Her gün ölüm haberlerinin geldiği Kerkük kentinde savaştan kaynaklı hak ihlallerindeki artışa dikkat çeken Mıhemmed, "Böyle bir günde Kerkük’te yaşanan insan hakları ihlallerine dikkat çekmek istedik. Kerkük’te bir yandan DAİŞ çetelerinin tehditleri söz konusu. Öte yandan mezhep temelli çatışmalar var. Günlük olarak silahlı guruplar insanları kaçırıyor, içkence yapıyor. Özellikle kadınlar çok zor şartlarda yaşamak zorunda bırakılıyor. Binlerce Ezidi, Hıristiyan, Türkmen ve Arap kadını DAİŞ çetelerinin elinde köle pazarlarında satılıyor’’ şeklinde konuştu.
'1 BUÇUK MİLYON KİŞİ DAİŞ'TEN KAÇIP KERKÜK'E SIĞINDI'
Mıhemmed, Irak İnsan Hakları Bakanlığı'nın yanı sıra parlamentoda insan hakları komisyonunun olduğunu ancak ne bakanlığın ne de komisyonun konuya dair ciddi bir çalışma yaptığını söyledi. "Kerkük il genel meclisinde de insan hakları komisyonu var fakat insan haklarının en çok görmezden gelindiği yerlerden biri Kerkük’tür" diyen Mıhemmed, şunları ekledi: "İnsan hakları, çocuk hakları, kadın hakları hiçbir şekilde dikkate alınmıyor. DAİŞ’ten kaçıp Kerkük’e sığınan mülteci sayısı 1 buçuk milyon. Ama durumları hiç iyi değil."
'AYDINLARA, STK'LERE VE HALKA GÖREV DÜŞÜYOR'
İnsan haklarını savunma ve insan hakları ihlalleriyle mücadelenin sadece hükümetin ve bakanlığın görevi olmadığını söyleyen Mıhemmed, sivil toplum örgütlerine, kanaat önderlerine, STK’lara, aydınlara ve halka da görevler düştüğünü belirtti.
Mıhemmed, şöyle konuştu: "STK’ler olaya insan merkezli bakmalı. Evrensel kuralları ilke olarak benimsemeli ve böyle hareket etmelidir. Dini önderlere ve kanaat önderlerine tutuculuğun aşılmasında önemli bir görev düşüyor.
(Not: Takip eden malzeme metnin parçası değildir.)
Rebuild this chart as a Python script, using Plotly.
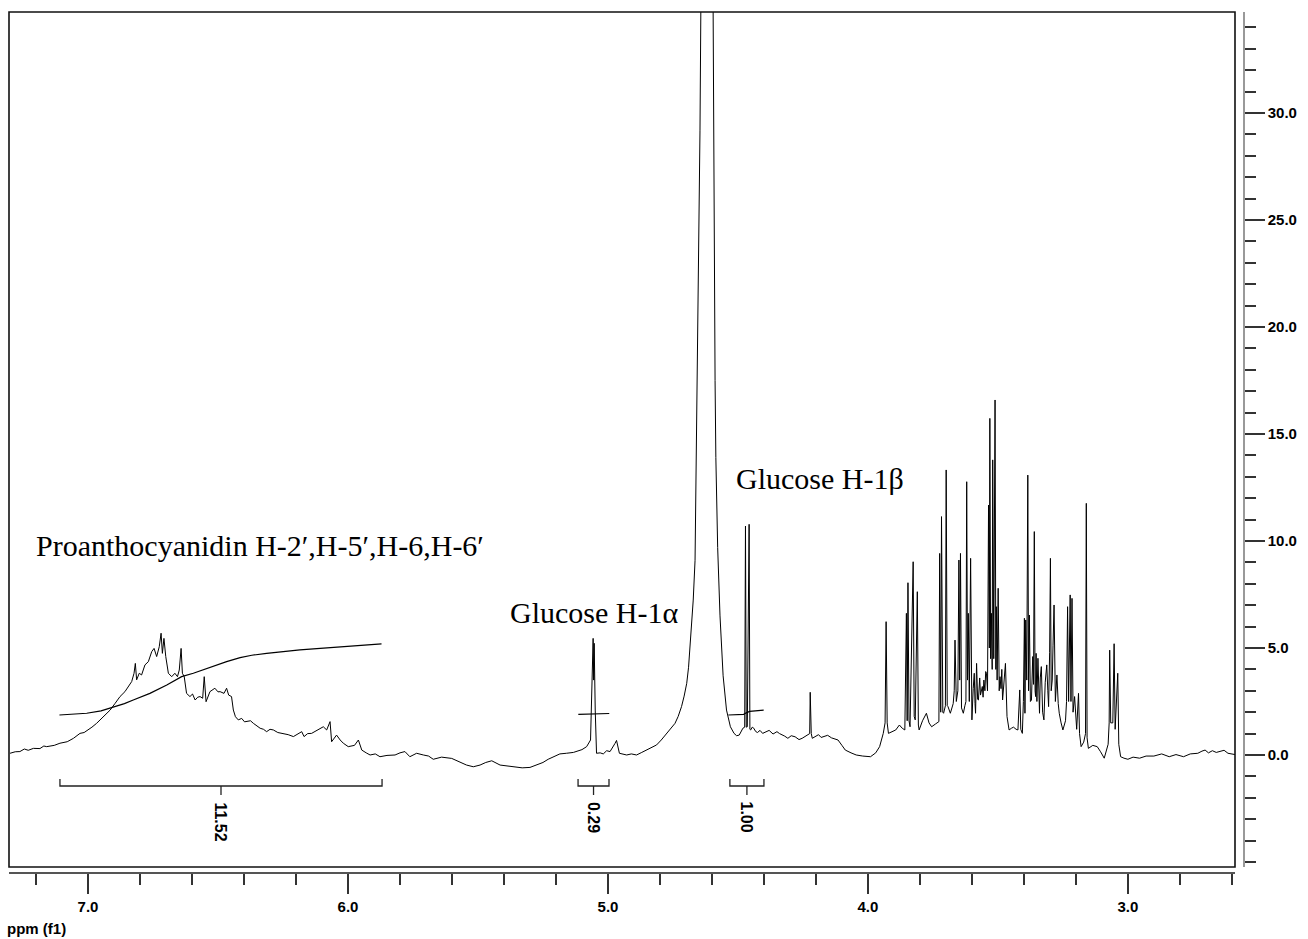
import plotly.graph_objects as go

# ---------------- data ----------------
ppm = [7.300, 7.280, 7.262, 7.245, 7.230, 7.210, 7.185, 7.170, 7.159, 7.130, 7.108, 7.080, 7.056, 7.031,
       7.015, 6.999, 6.985, 6.967, 6.941, 6.915, 6.896, 6.877, 6.858, 6.845, 6.832, 6.823, 6.818, 6.813,
       6.803, 6.794, 6.781, 6.768, 6.755, 6.746, 6.736, 6.726, 6.719, 6.714, 6.708, 6.701, 6.691, 6.678,
       6.666, 6.656, 6.649, 6.642, 6.637, 6.630, 6.621, 6.608, 6.598, 6.588, 6.578, 6.569, 6.559, 6.553,
       6.546, 6.531, 6.520, 6.512, 6.500, 6.492, 6.477, 6.467, 6.459, 6.448, 6.441, 6.433, 6.422, 6.409,
       6.398, 6.390, 6.375, 6.364, 6.350, 6.338, 6.325, 6.313, 6.300, 6.287, 6.270, 6.249, 6.230, 6.210,
       6.195, 6.178, 6.169, 6.155, 6.140, 6.114, 6.095, 6.082, 6.069, 6.063, 6.044, 6.030, 6.018, 5.999,
       5.975, 5.960, 5.947, 5.930, 5.915, 5.895, 5.877, 5.850, 5.819, 5.800, 5.781, 5.762, 5.736, 5.710,
       5.690, 5.672, 5.640, 5.601, 5.575, 5.544, 5.518, 5.492, 5.470, 5.447, 5.415, 5.390, 5.364, 5.330,
       5.300, 5.275, 5.250, 5.230, 5.210, 5.185, 5.160, 5.133, 5.100, 5.082, 5.067, 5.062, 5.060, 5.057,
       5.055, 5.053, 5.049, 5.044, 5.030, 5.018, 5.005, 4.992, 4.973, 4.967, 4.956, 4.940, 4.928, 4.910,
       4.890, 4.870, 4.851, 4.830, 4.813, 4.795, 4.774, 4.758, 4.742, 4.730, 4.717, 4.707, 4.697, 4.690,
       4.685, 4.678, 4.672, 4.665, 4.658, 4.650, 4.646, 4.642, 4.620, 4.596, 4.592, 4.588, 4.585, 4.578,
       4.569, 4.557, 4.544, 4.529, 4.515, 4.505, 4.495, 4.481, 4.474, 4.471, 4.468, 4.464, 4.457, 4.454,
       4.451, 4.445, 4.439, 4.432, 4.425, 4.415, 4.405, 4.392, 4.380, 4.365, 4.350, 4.340, 4.330, 4.320,
       4.308, 4.295, 4.280, 4.265, 4.253, 4.242, 4.232, 4.224, 4.222, 4.218, 4.214, 4.200, 4.190, 4.180,
       4.170, 4.155, 4.140, 4.128, 4.115, 4.100, 4.087, 4.065, 4.045, 4.020, 3.990, 3.970, 3.955, 3.941,
       3.934, 3.930, 3.926, 3.921, 3.905, 3.893, 3.879, 3.868, 3.858, 3.852, 3.849, 3.846, 3.842, 3.838,
       3.826, 3.822, 3.818, 3.810, 3.806, 3.803, 3.790, 3.775, 3.765, 3.755, 3.740, 3.727, 3.724, 3.720,
       3.717, 3.712, 3.709, 3.702, 3.699, 3.695, 3.692, 3.683, 3.672, 3.668, 3.665, 3.660, 3.654, 3.650,
       3.647, 3.644, 3.640, 3.633, 3.627, 3.623, 3.620, 3.617, 3.614, 3.610, 3.605, 3.602, 3.600, 3.595,
       3.591, 3.588, 3.586, 3.582, 3.578, 3.575, 3.570, 3.567, 3.564, 3.560, 3.557, 3.554, 3.550, 3.547,
       3.544, 3.540, 3.536, 3.533, 3.531, 3.528, 3.525, 3.522, 3.520, 3.516, 3.511, 3.508, 3.506, 3.503,
       3.499, 3.495, 3.492, 3.488, 3.485, 3.482, 3.477, 3.471, 3.465, 3.457, 3.448, 3.440, 3.430, 3.423,
       3.416, 3.412, 3.406, 3.402, 3.398, 3.396, 3.393, 3.389, 3.385, 3.382, 3.379, 3.375, 3.371, 3.366,
       3.363, 3.360, 3.357, 3.355, 3.353, 3.350, 3.346, 3.343, 3.340, 3.337, 3.333, 3.328, 3.323, 3.318,
       3.312, 3.308, 3.305, 3.301, 3.298, 3.295, 3.291, 3.288, 3.284, 3.279, 3.276, 3.273, 3.268, 3.264,
       3.257, 3.250, 3.240, 3.236, 3.232, 3.228, 3.222, 3.219, 3.215, 3.211, 3.205, 3.197, 3.190, 3.186,
       3.180, 3.170, 3.163, 3.160, 3.157, 3.152, 3.135, 3.118, 3.105, 3.091, 3.076, 3.072, 3.070, 3.066,
       3.058, 3.053, 3.049, 3.039, 3.035, 3.028, 3.015, 3.000, 2.980, 2.955, 2.930, 2.900, 2.870, 2.841,
       2.815, 2.786, 2.760, 2.731, 2.715, 2.703, 2.690, 2.675, 2.660, 2.648, 2.630, 2.615, 2.600, 2.579]

intensity = [0.08, 0.15, 0.16, 0.28, 0.22, 0.31, 0.30, 0.42, 0.39, 0.45, 0.55, 0.62, 0.78, 1.01,
             1.05, 1.17, 1.30, 1.48, 1.79, 2.10, 2.41, 2.73, 2.96, 3.19, 3.43, 3.82, 4.28, 3.51,
             3.82, 3.74, 4.21, 4.36, 4.83, 4.98, 4.60, 5.06, 5.69, 4.75, 5.45, 4.60, 3.82, 3.66,
             3.82, 3.66, 3.97, 4.98, 3.82, 3.66, 2.88, 2.73, 2.85, 2.57, 2.70, 2.73, 2.65, 3.66,
             2.49, 2.96, 3.05, 3.12, 2.95, 2.96, 2.88, 3.12, 2.80, 2.73, 2.10, 1.79, 1.64, 1.71,
             1.55, 1.56, 1.60, 1.48, 1.35, 1.25, 1.20, 1.09, 1.20, 1.17, 1.05, 1.01, 0.95, 0.86,
             0.95, 1.09, 0.86, 1.00, 1.01, 1.17, 1.32, 1.17, 1.56, 0.62, 0.93, 0.70, 0.55, 0.39,
             0.45, 0.70, 0.23, 0.10, 0.00, 0.05, -0.08, -0.02, 0.00, 0.10, 0.16, -0.08, 0.08, 0.00,
             -0.05, -0.20, -0.10, -0.16, -0.30, -0.47, -0.55, -0.47, -0.35, -0.27, -0.47, -0.50, -0.55, -0.60,
             -0.58, -0.45, -0.35, -0.20, -0.08, 0.05, 0.08, 0.12, 0.25, 0.39, 0.70, 3.00, 4.60, 5.45,
             3.50, 5.22, 2.10, 0.08, 0.10, 0.05, 0.20, 0.16, 0.54, 0.68, 0.08, 0.05, 0.00, 0.05,
             0.00, 0.12, 0.23, 0.35, 0.47, 0.70, 1.01, 1.25, 1.48, 1.80, 2.26, 2.75, 3.35, 4.10,
             4.91, 6.15, 7.24, 9.10, 15.7, 23.6, 29.2, 36.0, 150.0, 36.0, 24.0, 17.5, 13.9, 9.70,
             6.50, 3.70, 2.10, 1.32, 1.01, 0.90, 0.93, 1.25, 1.30, 10.7, 1.30, 1.32, 10.78, 1.20,
             1.17, 1.30, 1.25, 1.10, 1.05, 1.15, 1.01, 1.10, 1.15, 0.98, 1.09, 1.00, 0.95, 0.88,
             0.78, 0.90, 0.85, 0.72, 0.78, 0.85, 0.93, 1.00, 2.93, 1.00, 0.78, 0.90, 0.95, 0.82,
             0.86, 0.92, 0.80, 0.76, 0.70, 0.45, 0.23, 0.10, 0.00, -0.05, -0.08, 0.10, 0.39, 1.01,
             1.50, 6.23, 1.50, 1.01, 1.10, 1.17, 1.40, 1.25, 1.17, 6.62, 1.60, 8.05, 1.60, 1.32,
             9.03, 1.80, 1.64, 7.63, 1.40, 1.17, 1.60, 1.95, 1.50, 1.32, 1.45, 1.56, 9.42, 2.00,
             11.14, 2.00, 1.95, 2.30, 13.32, 2.30, 2.26, 1.95, 2.40, 3.00, 5.37, 2.50, 3.00, 9.11,
             3.50, 9.42, 2.20, 1.95, 2.30, 2.50, 12.77, 3.50, 6.62, 2.50, 9.19, 2.00, 1.64, 3.10,
             3.82, 2.40, 1.95, 4.28, 2.60, 2.57, 3.60, 2.80, 3.04, 3.20, 2.70, 3.50, 3.00, 3.90,
             3.82, 3.00, 11.68, 5.00, 15.73, 4.50, 6.62, 4.00, 13.79, 4.50, 16.59, 4.00, 6.93, 3.50,
             7.79, 3.00, 3.66, 3.10, 4.00, 2.57, 3.20, 4.28, 1.80, 1.17, 1.25, 1.30, 1.20, 1.17,
             3.04, 1.20, 1.01, 2.50, 6.39, 1.95, 6.31, 3.50, 13.08, 3.00, 6.54, 2.50, 2.57, 4.60,
             3.30, 10.44, 3.00, 2.73, 4.75, 2.50, 4.52, 3.20, 1.95, 3.60, 4.13, 2.00, 1.64, 3.40,
             4.21, 3.00, 2.26, 4.80, 9.19, 3.00, 3.50, 5.10, 7.01, 2.50, 3.20, 3.74, 2.40, 1.95,
             1.50, 1.17, 1.60, 2.50, 6.93, 2.50, 7.48, 2.50, 7.32, 2.00, 2.73, 1.20, 2.88, 1.00,
             0.39, 0.60, 1.00, 11.76, 0.80, 0.31, 0.45, 0.39, 0.15, -0.15, 0.50, 1.50, 4.90, 1.50,
             1.50, 5.20, 1.20, 3.82, 0.50, -0.08, -0.15, -0.20, -0.10, -0.15, -0.05, -0.05, 0.05, -0.08,
             0.02, -0.08, 0.05, 0.08, 0.18, 0.23, 0.10, 0.20, 0.12, 0.16, 0.22, 0.08, 0.05, 0.00]

# integral curves
integral1_ppm = [7.110, 7.060, 7.005, 6.950, 6.903, 6.860, 6.826, 6.762, 6.697, 6.640, 6.595, 6.544,
                 6.500, 6.467, 6.415, 6.370, 6.313, 6.250, 6.185, 6.120, 6.056, 5.960, 5.871]
integral1_val = [1.87, 1.90, 1.95, 2.06, 2.23, 2.40, 2.57, 2.88, 3.27, 3.66, 3.82, 4.05,
                 4.22, 4.36, 4.55, 4.66, 4.75, 4.84, 4.91, 4.97, 5.03, 5.11, 5.19]
integral2_ppm = [5.114, 5.062, 5.052, 4.995]
integral2_val = [1.90, 1.91, 1.93, 1.94]
integral3_ppm = [4.537, 4.478, 4.468, 4.455, 4.401]
integral3_val = [1.87, 1.90, 1.97, 2.04, 2.10]

# integration regions
region_from = [7.108, 5.115, 4.531]
region_to = [5.869, 4.996, 4.400]
region_labels = ["11.52", "0.29", "1.00"]

x_tick_vals = [7.0, 6.0, 5.0, 4.0, 3.0]
y_tick_vals = [0, 5, 10, 15, 20, 25, 30]

peak_labels = ["Proanthocyanidin H-2\u2032,H-5\u2032,H-6,H-6\u2032", "Glucose H-1\u03b1", "Glucose H-1\u03b2"]
peak_label_ppm = [6.338, 5.054, 4.185]
peak_label_val = [9.81, 6.68, 12.94]

# ---------------- figure ----------------
fig = go.Figure()
fig.add_trace(go.Scatter(x=ppm, y=intensity, mode="lines",
                         line=dict(color="black", width=1), hoverinfo="skip"))
for xs, ys in [(integral1_ppm, integral1_val), (integral2_ppm, integral2_val), (integral3_ppm, integral3_val)]:
    fig.add_trace(go.Scatter(x=xs, y=ys, mode="lines", line=dict(color="black", width=1.2),
                             hoverinfo="skip"))

BR_TOP, BR_MID, BR_BOT = -1.12, -1.45, -1.87
bx, by = [], []
for a, b in zip(region_from, region_to):
    c = (a + b) / 2
    bx += [a, a, b, b, None, c, c, None]
    by += [BR_TOP, BR_MID, BR_MID, BR_TOP, None, BR_MID, BR_BOT, None]
fig.add_trace(go.Scatter(x=bx, y=by, mode="lines", line=dict(color="#222", width=1.3), hoverinfo="skip"))

for a, b, lab in zip(region_from, region_to, region_labels):
    fig.add_annotation(x=(a + b) / 2, y=-2.1, xref="x", yref="y", text="<b>" + lab + "</b>", showarrow=False,
                       textangle=90, xanchor="center", yanchor="top",
                       font=dict(family="Liberation Sans, Arial", size=16, color="black"))

for t, px, py in zip(peak_labels, peak_label_ppm, peak_label_val):
    fig.add_annotation(x=px, y=py, xref="x", yref="y", text=t, showarrow=False,
                       xanchor="center", yanchor="middle",
                       font=dict(family="Liberation Serif, Times New Roman", size=30, color="black"))

fig.add_annotation(x=-0.003, y=-0.064, xref="paper", yref="paper", text="<b>ppm (f1)</b>", showarrow=False,
                   xanchor="left", yanchor="middle",
                   font=dict(family="Liberation Sans, Arial", size=15, color="black"))

fig.add_shape(type="rect", xref="x domain", yref="y domain", x0=0, x1=1, y0=0, y1=1,
              line=dict(color="#111", width=1.6), layer="above")

tickfont = dict(family="Liberation Sans, Arial", size=15, color="black", weight="bold")
fig.update_layout(
    width=1308, height=939,
    margin=dict(l=9, r=64, t=12, b=66, pad=0),
    paper_bgcolor="white", plot_bgcolor="white",
    showlegend=False,
    xaxis=dict(range=[7.304, 2.588], domain=[0, 0.99271], anchor="free", position=0,
               showline=True, linecolor="#555", linewidth=1.5, showgrid=False, zeroline=False,
               ticks="outside", ticklen=20, tickwidth=1.5, tickcolor="#333",
               tickvals=x_tick_vals, ticktext=[f"{v:.1f}" for v in x_tick_vals], tickfont=tickfont,
               minor=dict(dtick=0.2, tick0=0, ticks="outside", ticklen=11, tickwidth=1.5, tickcolor="#333")),
    yaxis=dict(range=[-5.234, 34.72], domain=[0.00697, 1], side="right", anchor="free", position=1,
               showline=True, linecolor="#999", linewidth=1.5, showgrid=False, zeroline=False,
               ticks="outside", ticklen=20, tickwidth=1.5, tickcolor="#333",
               tickvals=y_tick_vals, ticktext=[f"{v:.1f}" for v in y_tick_vals], tickfont=tickfont,
               minor=dict(dtick=1, tick0=0, ticks="outside", ticklen=11, tickwidth=1.5, tickcolor="#333")),
)

fig.write_html("out.html")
Toplumsal iç barışın sağlanmasında dünyanın başka bölgelerinde olduğu gibi bölgemizde de ortak mücadele yürütmeliyiz. Ancak maalesef bizde kanaat önderleri siyasi çizgilerine ve mezheplerine göre hareket ediyorlar. Kerkük’te aydınlar da maalesef pasif bir pozisyon alıyor. İşte bütün bunlara dikkat çekmek ve rollerimizi hatırlatmak için böyle bir seminer organize ettik. Umarım amacına ulaşır."
MUHYEDDİN: DAİŞ İLE BİRLİKTE CİDDİ SIKINTILAR YAŞAMAYA BAŞLADIK
Uluslararası İnsan Hakları İzleme Örgütü Irak Şubesi Başkanı Mesrur Esud Muhyeddin ise, Irak genelinde insan hak ihlallerine ilişkin şunları söyledi: "Bugün insan hakları belgesinin ilan edilişinin 67. yıl dönümü. Kerkük’te böyle bir günde bu seminere katılmak önemliydi. Maalesef Irak genelinde insan hakları konusunda karnemiz çok zayıf. Ülke genelinde 3 milyon göçmen var. Kadın ve çocuk hakları çok kötü bir durumda. Irak'ta maalesef DAİŞ çetelerinin ortaya çıkmalarıyla birlikte insan hakları noktasında çok ciddi sıkıntılar yaşıyoruz."
'MÜCADELE ETMEYİ SÜRDÜRECEĞİZ'
Örgüt olarak bütün hak ihlallerin raporlaştırıp BM’ye, Merkezi Irak ve Güney Kürdistan hükümetlerine ilettiklerini fakat sonuç alamadıklarını söyleyen Muhyeddin, Ezidi, Hıristiyan, Türkmen, Kürt bütün halkların savaştan çok büyük zararlar gördüğünü kaydetti.
Hükümetin bu konuda eşitlik ilkesine riayet etmediği bilgisini veren Muhyeddin, hükümetin bazı yerlerde insan haklarını koruma yönelik çalıştığını ancak genel bir yaklaşımının olmadığını söyledi.
Muhyeddin, "Hak ihlallerine karşı mücadele etmeye, olayların takipçisi olmaya devam edeceğiz" dedi.